What is required ▸ From the first line of the data down to and including the line with "legend_colors = [C_FOOD, C_ALC, C_SNACK, C_SUPP, C_ZONE]", copy everything exactly, leaving out pictures.
======== Information provided ========
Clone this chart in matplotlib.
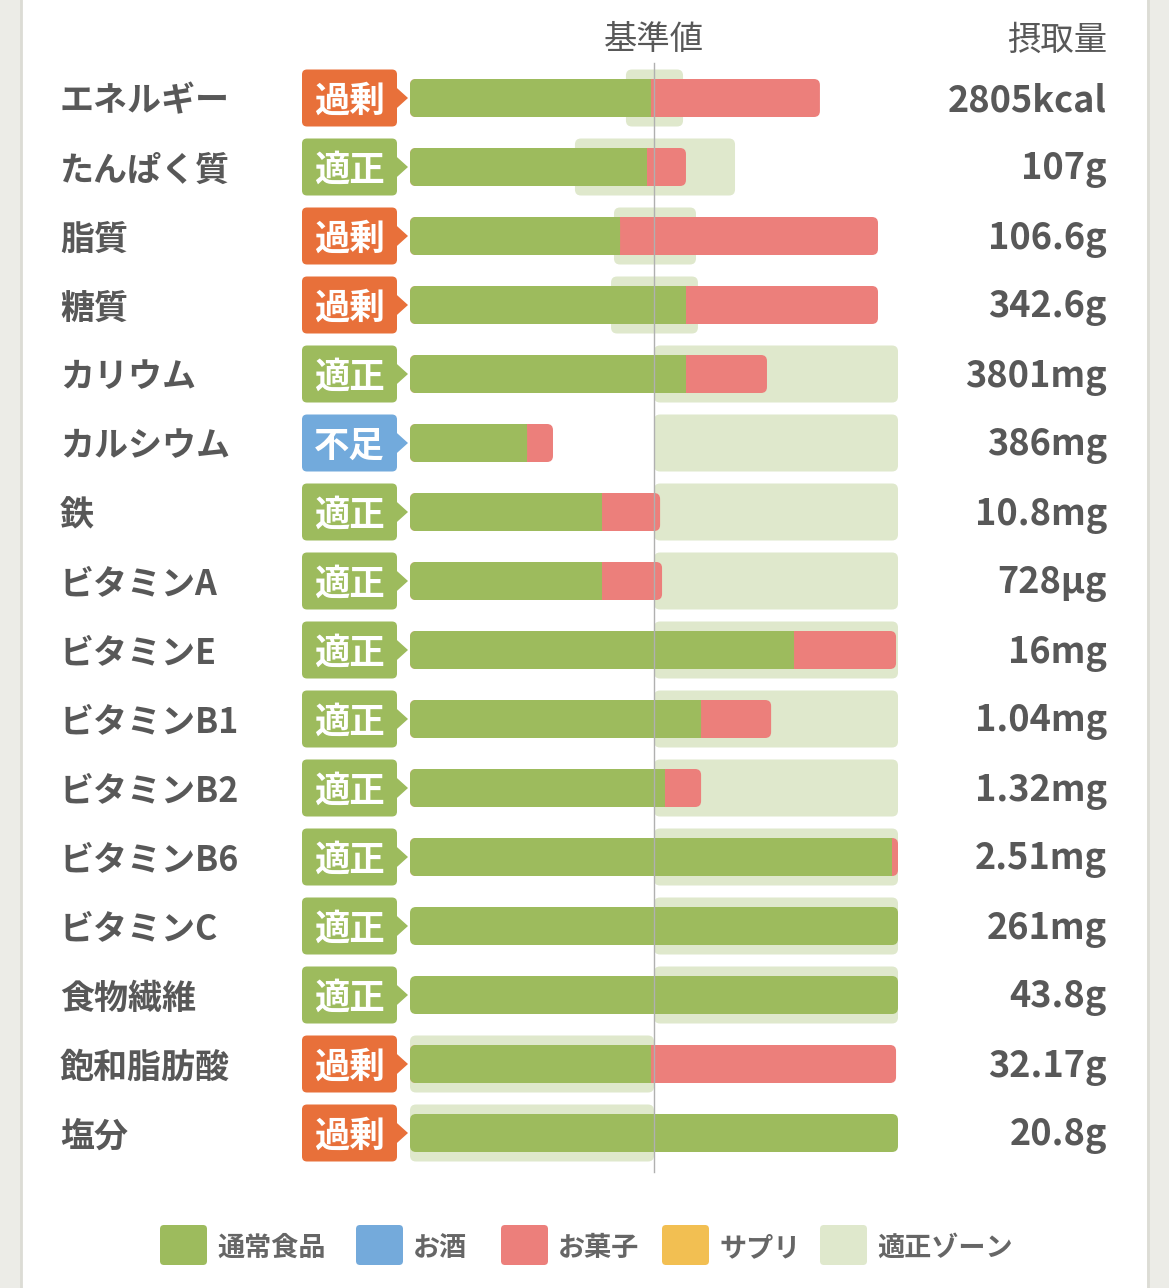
import matplotlib
matplotlib.use("Agg")
import matplotlib.pyplot as plt
from matplotlib.patches import FancyBboxPatch, Rectangle, Polygon

plt.rcParams['font.family'] = ['Noto Sans CJK JP', 'DejaVu Sans']

# ---------------- data ----------------
nutrients = ["エネルギー", "たんぱく質", "脂質", "糖質", "カリウム", "カルシウム", "鉄",
             "ビタミンA", "ビタミンE", "ビタミンB1", "ビタミンB2", "ビタミンB6",
             "ビタミンC", "食物繊維", "飽和脂肪酸", "塩分"]
status = ["過剰", "適正", "過剰", "過剰", "適正", "不足", "適正", "適正", "適正",
          "適正", "適正", "適正", "適正", "適正", "過剰", "過剰"]
intake_text = ["2805kcal", "107g", "106.6g", "342.6g", "3801mg", "386mg", "10.8mg",
               "728µg", "16mg", "1.04mg", "1.32mg", "2.51mg", "261mg", "43.8g",
               "32.17g", "20.8g"]
# percent of reference value (axis 0-200 %)
food_pct = [98.8, 97.1, 86.1, 113.1, 113.1, 48.0, 78.7, 78.7, 157.4, 119.3,
            104.5, 197.5, 200, 200, 98.8, 200]
snack_pct = [69.2, 16.0, 105.7, 78.7, 33.2, 10.6, 23.8, 24.6, 41.8, 28.7,
             14.8, 2.5, 0, 0, 100.4, 0]
zone_lo = [88.5, 67.6, 83.6, 82.4, 100, 100, 100, 100, 100, 100, 100, 100, 100, 100, 0, 0]
zone_hi = [111.9, 133.2, 117.2, 118.0, 200, 200, 200, 200, 200, 200, 200, 200, 200, 200, 100, 100]
legend_labels = ["通常食品", "お酒", "お菓子", "サプリ", "適正ゾーン"]

# ---------------- styles ----------------
C_FOOD = "#9dbb5d"
C_ALC = "#74aadb"
C_SNACK = "#ec7f7b"
C_SUPP = "#f2bf52"
C_ZONE = "#dfe8cc"
C_TEXT = "#585858"
badge_colors = {"過剰": "#e8703a", "適正": "#9dbb5d", "不足": "#72aadc"}
legend_colors = [C_FOOD, C_ALC, C_SNACK, C_SUPP, C_ZONE]

W, H = 1169, 1288
X0_PX, X200_PX = 410, 898          # pixel span of 0..200 %
PX_PER_PCT = (X200_PX - X0_PX) / 200.0
ROW0_PX, ROW_PX = 98, 69           # first row centre and row pitch


def px2x(px):
    return (px - X0_PX) / PX_PER_PCT


def py2y(py):
    return (py - ROW0_PX) / ROW_PX


ASPECT = PX_PER_PCT / ROW_PX
TXT_DY = 3 / ROW_PX

fig = plt.figure(figsize=(W / 100, H / 100), dpi=100)
fig.patch.set_facecolor("#ecece7")
ax = fig.add_axes([0, 0, 1, 1])
ax.set_xlim(px2x(0), px2x(W))
ax.set_ylim(py2y(H), py2y(0))
ax.axis("off")

# white card
ax.add_patch(Rectangle((px2x(22), py2y(0)), px2x(1147) - px2x(22), py2y(H) - py2y(0),
                       facecolor="white", edgecolor="none", zorder=0))
ax.plot([px2x(21), px2x(21)], [py2y(0), py2y(H)], color="#dcdcd5", lw=2, zorder=0.5)
ax.plot([px2x(1148), px2x(1148)], [py2y(0), py2y(H)], color="#dcdcd5", lw=2, zorder=0.5)


def rbox(x0, x1, yc, h, color, r_px=6, z=2):
    r = r_px / PX_PER_PCT
    p = FancyBboxPatch((x0, yc - h / 2), x1 - x0, h,
                       boxstyle=f"round,pad=0,rounding_size={r}",
                       mutation_aspect=ASPECT, facecolor=color, edgecolor="none", zorder=z)
    ax.add_patch(p)


BAR_H = 38 / ROW_PX
ZONE_H = 57 / ROW_PX
BADGE_H = 57 / ROW_PX
r_sq = 6 / PX_PER_PCT

for i in range(len(nutrients)):
    y = i
    # label
    ax.text(px2x(60), y + TXT_DY, nutrients[i], ha="left", va="center", fontsize=24.5,
            fontweight="bold", color=C_TEXT)
    # value
    ax.text(px2x(1107), y + TXT_DY, intake_text[i], ha="right", va="center", fontsize=26,
            fontweight="bold", color=C_TEXT)
    # badge
    bx0, bx1 = px2x(302), px2x(397)
    rbox(bx0, bx1, y, BADGE_H, badge_colors[status[i]], r_px=5, z=2)
    tri = Polygon([[bx1 - 0.5, y - 11 / ROW_PX], [px2x(408), y], [bx1 - 0.5, y + 11 / ROW_PX]],
                  closed=True, facecolor=badge_colors[status[i]], edgecolor="none", zorder=2)
    ax.add_patch(tri)
    ax.text((bx0 + bx1) / 2, y + TXT_DY, status[i], ha="center", va="center", fontsize=25.5,
            fontweight="bold", color="white", zorder=3)
    # zone
    rbox(zone_lo[i], zone_hi[i], y, ZONE_H, C_ZONE, r_px=6, z=1)
    # bars
    total = food_pct[i] + snack_pct[i]
    if snack_pct[i] > 0:
        rbox(0, total, y, BAR_H, C_SNACK, r_px=6, z=3)
    g = food_pct[i]
    rbox(0, g, y, BAR_H, C_FOOD, r_px=6, z=4)
    if snack_pct[i] > 0:
        ax.add_patch(Rectangle((max(0, g - r_sq), y - BAR_H / 2), min(r_sq, g), BAR_H,
                               facecolor=C_FOOD, edgecolor="none", zorder=4))

# reference line
ax.plot([100, 100], [py2y(63), py2y(1172)], color="#b0b0b0", lw=1, zorder=5)

# headers
ax.text(100, py2y(37) + TXT_DY, "基準値", ha="center", va="center", fontsize=24, color=C_TEXT)
ax.text(px2x(1107), py2y(37) + TXT_DY, "摂取量", ha="right", va="center", fontsize=24,
        color=C_TEXT)

# legend
leg_sq_px = [160, 356, 501, 662, 820]
yl = py2y(1245)
for lab, col, sx in zip(legend_labels, legend_colors, leg_sq_px):
    p = FancyBboxPatch((px2x(sx), yl - 20 / ROW_PX), 47 / PX_PER_PCT, 40 / ROW_PX,
                       boxstyle=f"round,pad=0,rounding_size={4 / PX_PER_PCT}",
                       mutation_aspect=ASPECT, facecolor=col, edgecolor="none", zorder=2)
    ax.add_patch(p)
    ax.text(px2x(sx + 57), yl + TXT_DY, lab, ha="left", va="center", fontsize=19.5,
            fontweight="bold", color="#666666")

fig.savefig("out.png", dpi=100, facecolor=fig.get_facecolor())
========
Response ▸
Clone this chart in matplotlib.
import matplotlib
matplotlib.use("Agg")
import matplotlib.pyplot as plt
from matplotlib.patches import FancyBboxPatch, Rectangle, Polygon

plt.rcParams['font.family'] = ['Noto Sans CJK JP', 'DejaVu Sans']

# ---------------- data ----------------
nutrients = ["エネルギー", "たんぱく質", "脂質", "糖質", "カリウム", "カルシウム", "鉄",
             "ビタミンA", "ビタミンE", "ビタミンB1", "ビタミンB2", "ビタミンB6",
             "ビタミンC", "食物繊維", "飽和脂肪酸", "塩分"]
status = ["過剰", "適正", "過剰", "過剰", "適正", "不足", "適正", "適正", "適正",
          "適正", "適正", "適正", "適正", "適正", "過剰", "過剰"]
intake_text = ["2805kcal", "107g", "106.6g", "342.6g", "3801mg", "386mg", "10.8mg",
               "728µg", "16mg", "1.04mg", "1.32mg", "2.51mg", "261mg", "43.8g",
               "32.17g", "20.8g"]
# percent of reference value (axis 0-200 %)
food_pct = [98.8, 97.1, 86.1, 113.1, 113.1, 48.0, 78.7, 78.7, 157.4, 119.3,
            104.5, 197.5, 200, 200, 98.8, 200]
snack_pct = [69.2, 16.0, 105.7, 78.7, 33.2, 10.6, 23.8, 24.6, 41.8, 28.7,
             14.8, 2.5, 0, 0, 100.4, 0]
zone_lo = [88.5, 67.6, 83.6, 82.4, 100, 100, 100, 100, 100, 100, 100, 100, 100, 100, 0, 0]
zone_hi = [111.9, 133.2, 117.2, 118.0, 200, 200, 200, 200, 200, 200, 200, 200, 200, 200, 100, 100]
legend_labels = ["通常食品", "お酒", "お菓子", "サプリ", "適正ゾーン"]

# ---------------- styles ----------------
C_FOOD = "#9dbb5d"
C_ALC = "#74aadb"
C_SNACK = "#ec7f7b"
C_SUPP = "#f2bf52"
C_ZONE = "#dfe8cc"
C_TEXT = "#585858"
badge_colors = {"過剰": "#e8703a", "適正": "#9dbb5d", "不足": "#72aadc"}
legend_colors = [C_FOOD, C_ALC, C_SNACK, C_SUPP, C_ZONE]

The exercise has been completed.